Cartel de l'acier : quand le juge se fait législateur

Par Pierre Cortesse, conseiller-maître honoraire 
à la Cour des comptes, ancien vice-président du Conseil de la concurrence.

C'est une circonstance exceptionnelle, l'arrêt de la cour d'appel de Paris réformant la décision du Conseil de la concurrence (devenu l'Autorité de la concurrence) dans l'affaire du cartel de l'acier, qui me conduit, huit ans après avoir cessé mes fonctions, à m'exprimer dans les colonnes d'un journal en mon nom personnel - mais aussi, j'en suis convaincu, au nom de tous ceux qui, depuis un quart de siècle, ont contribué à l'élaboration et à la mise en ?uvre du droit de la concurrence.

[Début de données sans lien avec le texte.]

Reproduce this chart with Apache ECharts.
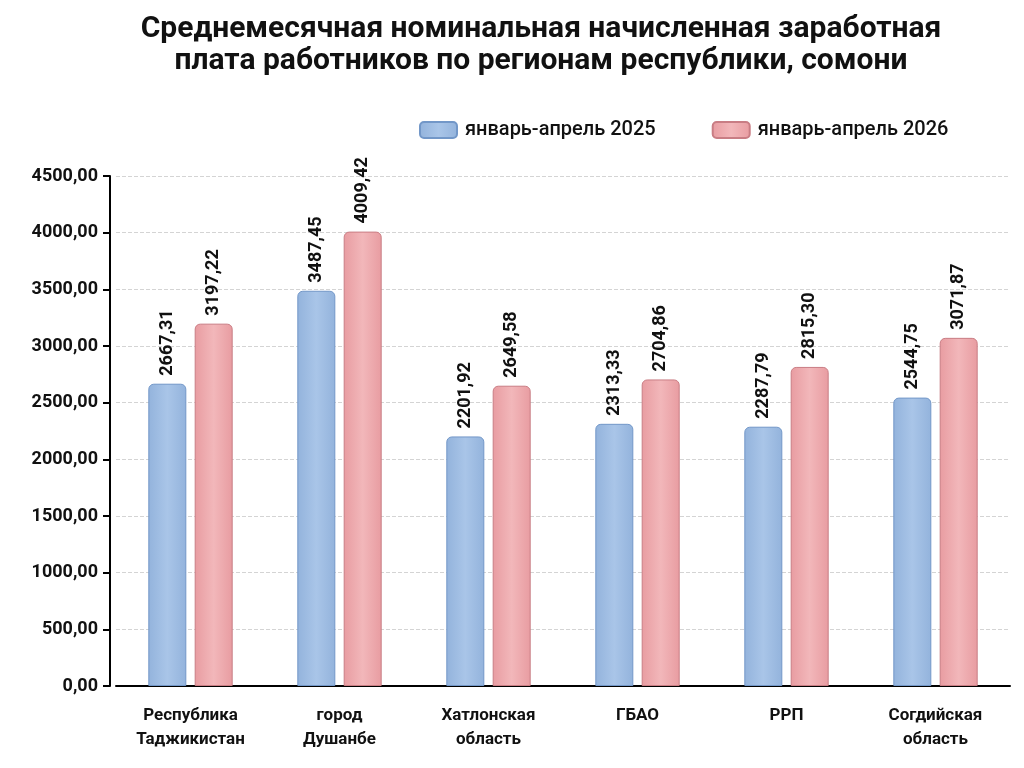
<!DOCTYPE html>
<html>
<head>
<meta charset="utf-8">
<script src="https://cdn.jsdelivr.net/npm/echarts@6/dist/echarts.min.js"></script>
<style>
  html, body { margin: 0; padding: 0; background: #fff; }
  #chart { width: 1024px; height: 768px; }
</style>
</head>
<body>
<div id="chart"></div>
<script>
// регионы
const regions = [
  'Республика\nТаджикистан',
  'город\nДушанбе',
  'Хатлонская\nобласть',
  'ГБАО',
  'РРП',
  'Согдийская\nобласть'
];
const seriesNames = ['январь-апрель 2025', 'январь-апрель 2026'];
const wage2025 = [2667.31, 3487.45, 2201.92, 2313.33, 2287.79, 2544.75];
const wage2026 = [3197.22, 4009.42, 2649.58, 2704.86, 2815.30, 3071.87];

const FONT = 'Roboto, "Liberation Sans", sans-serif';
const fmt = v => v.toFixed(2).replace('.', ',');

const blueFill = new echarts.graphic.LinearGradient(0, 0, 1, 0, [
  { offset: 0, color: '#93b3dc' },
  { offset: 0.5, color: '#a9c5e8' },
  { offset: 1, color: '#93b3dc' }
]);
const redFill = new echarts.graphic.LinearGradient(0, 0, 1, 0, [
  { offset: 0, color: '#e89ca1' },
  { offset: 0.5, color: '#f2b7ba' },
  { offset: 1, color: '#e89ca1' }
]);

const valueLabel = {
  show: true,
  position: 'top',
  rotate: 90,
  align: 'left',
  verticalAlign: 'middle',
  distance: 8,
  fontFamily: FONT,
  fontWeight: 'bold',
  fontSize: 18,
  color: '#111',
  formatter: p => fmt(p.value)
};

const chart = echarts.init(document.getElementById('chart'), null, { renderer: 'canvas' });

chart.setOption({
  animation: false,
  title: {
    text: 'Среднемесячная номинальная начисленная заработная\nплата работников по регионам республики, сомони',
    left: 536,
    top: 8,
    textAlign: 'center',
    textStyle: {
      fontFamily: FONT,
      fontWeight: 'bold',
      fontSize: 30,
      lineHeight: 32,
      color: '#111'
    }
  },
  legend: {
    data: seriesNames,
    top: 115,
    left: 414,
    itemWidth: 37,
    itemHeight: 16,
    itemGap: 56,
    textStyle: { fontFamily: FONT, fontSize: 20, fontWeight: 500, color: '#111', padding: [0, 0, 0, 3] }
  },
  grid: { left: 116, right: 14, top: 176, bottom: 82, containLabel: false },
  xAxis: {
    type: 'category',
    data: regions,
    axisLine: { lineStyle: { color: '#000', width: 2 } },
    axisTick: { show: false },
    axisLabel: {
      fontFamily: FONT,
      fontWeight: 'bold',
      fontSize: 17,
      lineHeight: 24,
      color: '#111',
      margin: 18,
      interval: 0
    }
  },
  yAxis: {
    type: 'value',
    min: 0,
    max: 4500,
    interval: 500,
    offset: 6,
    axisLine: { show: true, lineStyle: { color: '#000', width: 2 } },
    axisTick: { show: true, length: 7, lineStyle: { color: '#000', width: 2 } },
    axisLabel: {
      fontFamily: FONT,
      fontWeight: 'bold',
      fontSize: 18,
      color: '#111',
      margin: 12,
      formatter: v => fmt(v)
    },
    splitLine: { lineStyle: { color: '#d4d4d4', type: 'dashed', width: 1 } }
  },
  series: [
    {
      name: seriesNames[0],
      type: 'bar',
      data: wage2025,
      barWidth: 38,
      barGap: '22%',
      itemStyle: { color: blueFill, borderColor: '#7297c8', borderWidth: 1, borderRadius: [5, 5, 0, 0] },
      label: valueLabel
    },
    {
      name: seriesNames[1],
      type: 'bar',
      data: wage2026,
      barWidth: 38,
      itemStyle: { color: redFill, borderColor: '#c97d84', borderWidth: 1, borderRadius: [5, 5, 0, 0] },
      label: valueLabel
    }
  ]
});
</script>
</body>
</html>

De quoi s'agit-il ? Onze entreprises s'étaient mises d'accord pour se répartir les clients et les marchés, ainsi que pour fixer les prix de vente des produits sidérurgiques sur l'ensemble du territoire français. Cette entente a perduré pendant une demi-douzaine d'années. Le Conseil, s'appuyant sur un faisceau de preuves accablantes que les entreprises mises en cause n'ont pas contesté, a démontré une entente "d'une exceptionnelle gravité", véritable cas d'école digne de figurer dans les manuels universitaires. Et prononcé, au terme d'une argumentation rigoureuse, des sanctions significatives, mais sensiblement inférieures à celles qui auraient résulté de l'application des barèmes appliqués par les instances européennes.

Dans un arrêt récent, la cour d'appel de Paris, tout en approuvant intégralement l'analyse du Conseil sur le fond, a divisé par huit le montant total des amendes prononcées, au bénéfice surtout des entreprises les plus importantes (avec des réductions allant jusqu'à 90%), en se fondant d'une part sur les dires des entreprises concernant leur situation financière et, d'autre part, sur "la crise", donnant à penser que celle-ci constitue une excuse pour cartelliser l'économie au moment même où les Etats unissent leurs efforts pour faire barrage à la montée des protectionnismes et mieux réguler les marchés. C'est en tout cas le message que la cour risque de faire passer, et qui ne peut manquer de surprendre si peu de temps après le vote de la loi de modernisation de l'économie, dont l'ambition était de renforcer la régulation de la concurrence.

Mais le principal problème posé par l'arrêt se situe sur un autre plan. L'Autorité de la concurrence est soumise au contrôle du juge, auquel il revient de vérifier que les sanctions sont justifiées en droit et en fait. Or, tout en reprenant à son compte la plupart des appréciations figurant dans la décision, l'arrêt procède à une réécriture de la méthodologie prévue par la loi pour fixer les amendes, et critique le Conseil de n'avoir pas appliqué ces nouvelles règles qu'il ne pouvait naturellement pas connaître.

Méconnaissant le processus logique fixé par le Code de commerce, d'un raisonnement par étapes fondé sur des critères précis, et semblant ignorer le préjudice subi par les centaines de milliers de PME clientes des entreprises du cartel et par leurs propres clients, ainsi que le dommage qui en résulte pour l'économie tout entière, l'arrêt prend comme point de départ le montant maximal légal de la sanction auquel il applique successivement des réductions, et ce sur des fondements jusqu'ici systématiquement rejetés par la jurisprudence.

Il constitue ainsi un véritable arrêt de règlement, au sens où pouvaient en rendre les parlements d'Ancien Régime. Cette démarche est doublement problématique : non seulement, le juge n'a pas à se substituer au législateur, mais, en outre, il lui appartient de tenir compte de la jurisprudence de la Cour de justice qui vient d'insister sur la nécessaire cohérence entre les sanctions infligées par les autorités nationales de concurrence dans le cadre de la lutte contre les cartels.

Il serait difficilement concevable que le ministre de l'Economie, qui, dans sa saisine, avait demandé au Conseil de prononcer des sanctions exemplaires, prenne acte de l'arrêt de la cour sans réagir et ne forme pas un pourvoi en cassation, seule voie ouverte pour mettre fin à une situation juridique intenable et à la grave atteinte portée à la cohérence du droit interne et du droit européen.